Score-based Generative Models with Levy Processes

Investigating the optimal stochastic process beyond Gaussian for noise injection in a score-based generative model remains an open question. Brownian motion is a light-tailed process with continuous paths, which leads to a slow convergence rate for the Number of Function Evaluation (NFE). Recent studies have shown that diffusion models suffer from mode-collapse issues on imbalanced data. In order to overcome the limitations of Brownian motion, we introduce a novel score-based generative model referred to as Levy-Ito Model (LIM). This model utilizes isotropic alpha-stable Levy processes. We first derive an exact reverse-time stochastic differential equation driven by the Levy process, then develop the corresponding fractional denoising score matching. LIM takes advantage of the heavy-tailed properties of the Levy process.
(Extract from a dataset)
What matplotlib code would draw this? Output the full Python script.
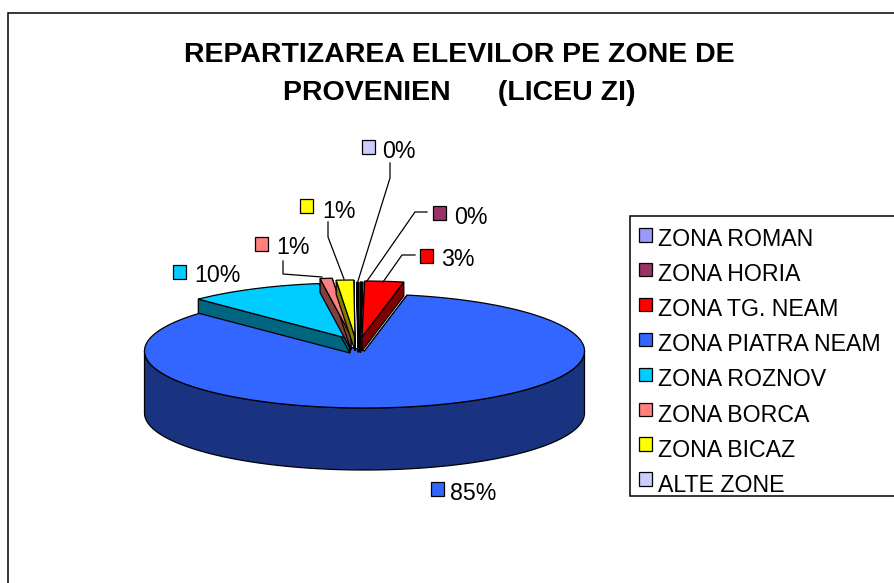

Our experimental results show LIM allows for faster and more diverse sampling while maintaining high fidelity compared to existing diffusion models across various image datasets such as CIFAR10, CelebA, and imbalanced dataset CIFAR10LT. Comparing our results to those of DDPM with 3.21 Frechet Inception Distance (FID) and 0.6437 Recall on the CelebA dataset, we achieve 1.58 FID and 0.7006 Recall using the same architecture. LIM shows the best performance in NFE 500 with 2x faster total wall-clock time than the baseline.